Mamdani accused the Museveni government of overseeing atrocities in northern Uganda while also dismantling state institutions through privatisation and structural adjustment policies.
“I describe the killings in northern Uganda, which could legitimately be described as genocide,” he said.
“But I also describe how he used structural adjustment as an opportunity to dismantle and distribute family jewels, state property, to his cohorts and his family.”
He further argued that Museveni revived colonial methods of governance by dividing Ugandans through ethnicity and administrative boundaries.
“He came into power with maybe twelve or fourteen districts, and he chopped up the country into hundreds of districts,” Mamdani said.

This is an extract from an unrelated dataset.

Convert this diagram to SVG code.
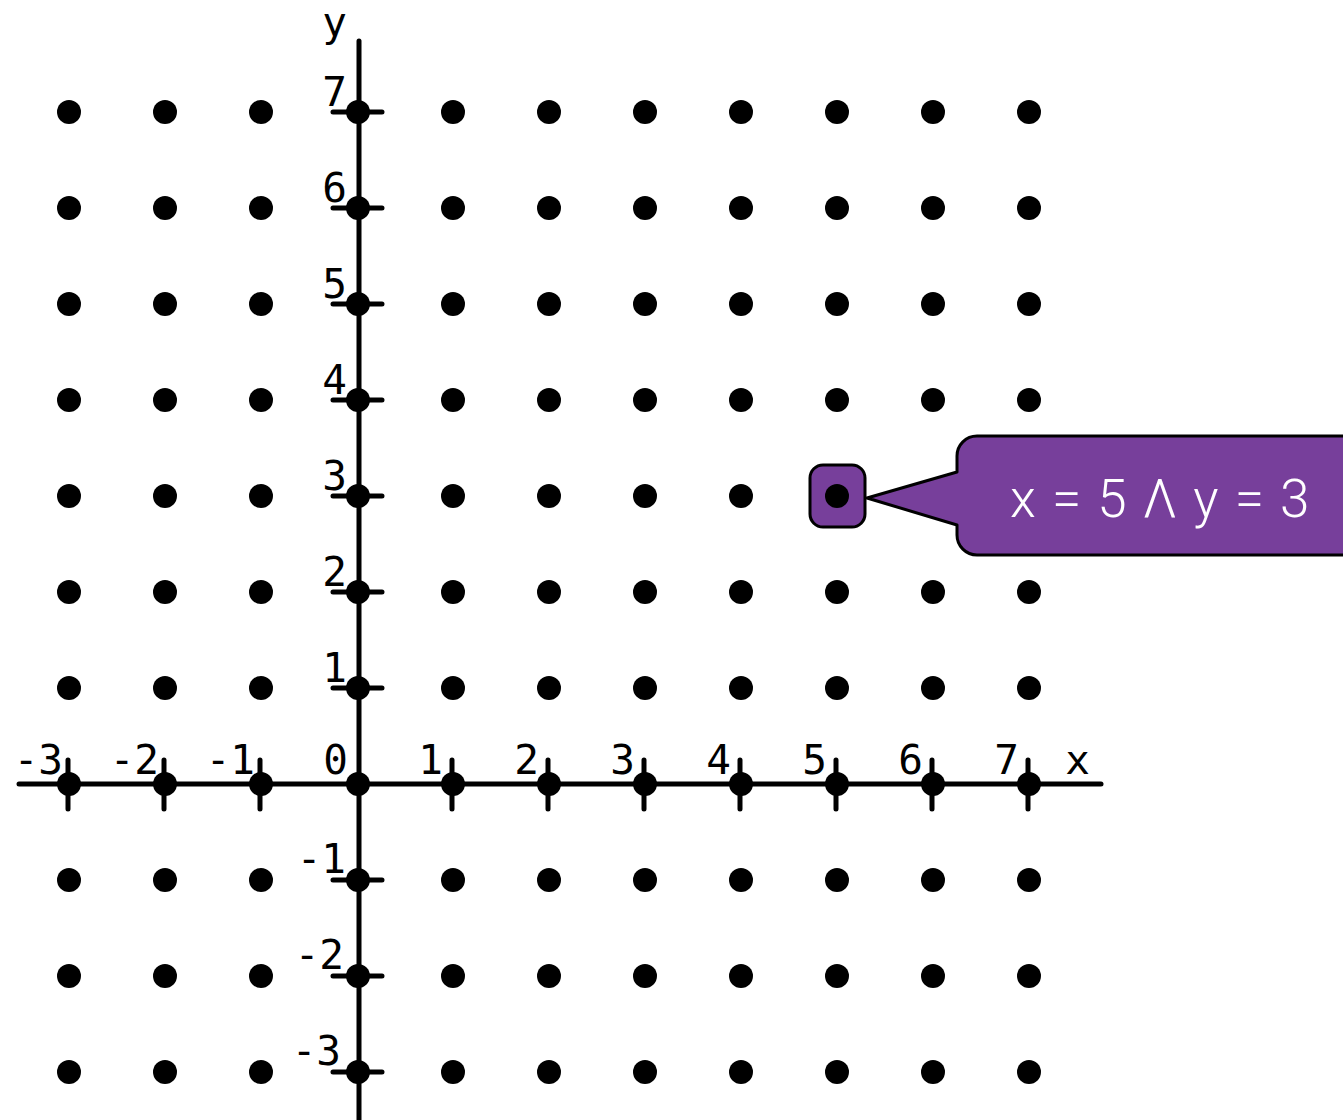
<svg xmlns="http://www.w3.org/2000/svg" width="1343" height="1120" viewBox="0 0 1343 1120">
<style>
.ax{stroke:#000;stroke-width:5;stroke-linecap:round;fill:none}
.tk{stroke:#000;stroke-width:5;stroke-linecap:round}
.dot{fill:#000}
.lx{font-family:"DejaVu Sans Mono",monospace;font-size:41px;fill:#000;text-anchor:end}
.cl{font-family:Roboto,"Noto Sans",sans-serif;font-weight:300;font-size:53px;letter-spacing:1.6px;fill:#fff}
</style>
<rect width="1343" height="1120" fill="#fff"/>
<g id="connectors">
<line class="ax" x1="19" y1="784" x2="1101" y2="784"/>
<line class="ax" x1="359" y1="41" x2="359" y2="1122"/>
</g>
<g id="ticks">
<path class="tk" d="M68 760V809M164 760V809M260 760V809M452 760V809M548 760V809M644 760V809M740 760V809M836 760V809M932 760V809M1028 760V809"/>
<path class="tk" d="M333 112H382M333 208H382M333 304H382M333 400H382M333 496H382M333 592H382M333 688H382M333 880H382M333 976H382M333 1072H382"/>
</g>
<g id="labels" class="lx">
<text x="63" y="774">-3</text><text x="159" y="774">-2</text><text x="255" y="774">-1</text><text x="348" y="774">0</text>
<text x="443" y="774">1</text><text x="539" y="774">2</text><text x="635" y="774">3</text><text x="731" y="774">4</text>
<text x="827" y="774">5</text><text x="923" y="774">6</text><text x="1019" y="774">7</text>
<text x="1090" y="774">x</text>
<text x="347" y="36">y</text>
<text x="347" y="106">7</text><text x="347" y="202">6</text><text x="347" y="298">5</text><text x="347" y="394">4</text>
<text x="347" y="490">3</text><text x="347" y="586">2</text><text x="347" y="682">1</text>
<text x="346" y="873">-1</text><text x="344" y="969">-2</text><text x="341" y="1065">-3</text>
</g>
<g id="callout">
<path d="M977 436H1362V555H977A20 20 0 0 1 957 535V525L867 498L957 472V456A20 20 0 0 1 977 436Z" fill="#773f9b" stroke="#000" stroke-width="3" stroke-linejoin="round"/>
<rect x="810" y="465" width="55" height="62" rx="13" fill="#773f9b" stroke="#000" stroke-width="3"/>
<text class="cl" x="1010" y="517">x = 5 Λ y = 3</text>
</g>
<g id="dots" class="dot">
<g id="r7"><circle cx="69" cy="112" r="12"/><circle cx="165" cy="112" r="12"/><circle cx="261" cy="112" r="12"/><circle cx="358" cy="112" r="12"/><circle cx="453" cy="112" r="12"/><circle cx="549" cy="112" r="12"/><circle cx="645" cy="112" r="12"/><circle cx="741" cy="112" r="12"/><circle cx="837" cy="112" r="12"/><circle cx="933" cy="112" r="12"/><circle cx="1029" cy="112" r="12"/></g>
<g id="r6"><circle cx="69" cy="208" r="12"/><circle cx="165" cy="208" r="12"/><circle cx="261" cy="208" r="12"/><circle cx="358" cy="208" r="12"/><circle cx="453" cy="208" r="12"/><circle cx="549" cy="208" r="12"/><circle cx="645" cy="208" r="12"/><circle cx="741" cy="208" r="12"/><circle cx="837" cy="208" r="12"/><circle cx="933" cy="208" r="12"/><circle cx="1029" cy="208" r="12"/></g>
<g id="r5"><circle cx="69" cy="304" r="12"/><circle cx="165" cy="304" r="12"/><circle cx="261" cy="304" r="12"/><circle cx="358" cy="304" r="12"/><circle cx="453" cy="304" r="12"/><circle cx="549" cy="304" r="12"/><circle cx="645" cy="304" r="12"/><circle cx="741" cy="304" r="12"/><circle cx="837" cy="304" r="12"/><circle cx="933" cy="304" r="12"/><circle cx="1029" cy="304" r="12"/></g>
<g id="r4"><circle cx="69" cy="400" r="12"/><circle cx="165" cy="400" r="12"/><circle cx="261" cy="400" r="12"/><circle cx="358" cy="400" r="12"/><circle cx="453" cy="400" r="12"/><circle cx="549" cy="400" r="12"/><circle cx="645" cy="400" r="12"/><circle cx="741" cy="400" r="12"/><circle cx="837" cy="400" r="12"/><circle cx="933" cy="400" r="12"/><circle cx="1029" cy="400" r="12"/></g>
<g id="r3"><circle cx="69" cy="496" r="12"/><circle cx="165" cy="496" r="12"/><circle cx="261" cy="496" r="12"/><circle cx="358" cy="496" r="12"/><circle cx="453" cy="496" r="12"/><circle cx="549" cy="496" r="12"/><circle cx="645" cy="496" r="12"/><circle cx="741" cy="496" r="12"/><circle cx="837" cy="496" r="12"/></g>
<g id="r2"><circle cx="69" cy="592" r="12"/><circle cx="165" cy="592" r="12"/><circle cx="261" cy="592" r="12"/><circle cx="358" cy="592" r="12"/><circle cx="453" cy="592" r="12"/><circle cx="549" cy="592" r="12"/><circle cx="645" cy="592" r="12"/><circle cx="741" cy="592" r="12"/><circle cx="837" cy="592" r="12"/><circle cx="933" cy="592" r="12"/><circle cx="1029" cy="592" r="12"/></g>
<g id="r1"><circle cx="69" cy="688" r="12"/><circle cx="165" cy="688" r="12"/><circle cx="261" cy="688" r="12"/><circle cx="358" cy="688" r="12"/><circle cx="453" cy="688" r="12"/><circle cx="549" cy="688" r="12"/><circle cx="645" cy="688" r="12"/><circle cx="741" cy="688" r="12"/><circle cx="837" cy="688" r="12"/><circle cx="933" cy="688" r="12"/><circle cx="1029" cy="688" r="12"/></g>
<g id="r0"><circle cx="69" cy="784" r="12"/><circle cx="165" cy="784" r="12"/><circle cx="261" cy="784" r="12"/><circle cx="358" cy="784" r="12"/><circle cx="453" cy="784" r="12"/><circle cx="549" cy="784" r="12"/><circle cx="645" cy="784" r="12"/><circle cx="741" cy="784" r="12"/><circle cx="837" cy="784" r="12"/><circle cx="933" cy="784" r="12"/><circle cx="1029" cy="784" r="12"/></g>
<g id="rm1"><circle cx="69" cy="880" r="12"/><circle cx="165" cy="880" r="12"/><circle cx="261" cy="880" r="12"/><circle cx="358" cy="880" r="12"/><circle cx="453" cy="880" r="12"/><circle cx="549" cy="880" r="12"/><circle cx="645" cy="880" r="12"/><circle cx="741" cy="880" r="12"/><circle cx="837" cy="880" r="12"/><circle cx="933" cy="880" r="12"/><circle cx="1029" cy="880" r="12"/></g>
<g id="rm2"><circle cx="69" cy="976" r="12"/><circle cx="165" cy="976" r="12"/><circle cx="261" cy="976" r="12"/><circle cx="358" cy="976" r="12"/><circle cx="453" cy="976" r="12"/><circle cx="549" cy="976" r="12"/><circle cx="645" cy="976" r="12"/><circle cx="741" cy="976" r="12"/><circle cx="837" cy="976" r="12"/><circle cx="933" cy="976" r="12"/><circle cx="1029" cy="976" r="12"/></g>
<g id="rm3"><circle cx="69" cy="1072" r="12"/><circle cx="165" cy="1072" r="12"/><circle cx="261" cy="1072" r="12"/><circle cx="358" cy="1072" r="12"/><circle cx="453" cy="1072" r="12"/><circle cx="549" cy="1072" r="12"/><circle cx="645" cy="1072" r="12"/><circle cx="741" cy="1072" r="12"/><circle cx="837" cy="1072" r="12"/><circle cx="933" cy="1072" r="12"/><circle cx="1029" cy="1072" r="12"/></g>
</g>
</svg>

“And these districts became units of governance. Each unit is distinguished between residents and migrants. So this whole idea of migrants and residents, which at independence divided people in Uganda from people outside Uganda, now began to divide people inside Uganda.”
“This is what I call slow poison,” he added. “If you look at the larger trajectory, the British took cultural groups throughout the country and said these must be units of administration. Amin then comes and says, ‘No, we are one country.’ But Museveni disaggregates this nation into multiple tribes, British style, but even more extreme than what the British had done.”
Responding to a question from the audience on where meaningful transformation could come from, Mamdani rejected the idea that Africa needed universal political solutions imported from the West.
“It has become very fashionable in academia, especially Western academia, to look for single answers in the name of excellence and transport them throughout the world,” he said.
“I don’t believe in this at all.” Drawing from his experience at the University of Dar es Salaam during the height of radical African scholarship, Mamdani said the focus then was not abstract theory but confronting the realities produced by colonialism.
“We were not about the question of the good life,” he said. “We were about how the hell did we get here, and how do we get out of here?”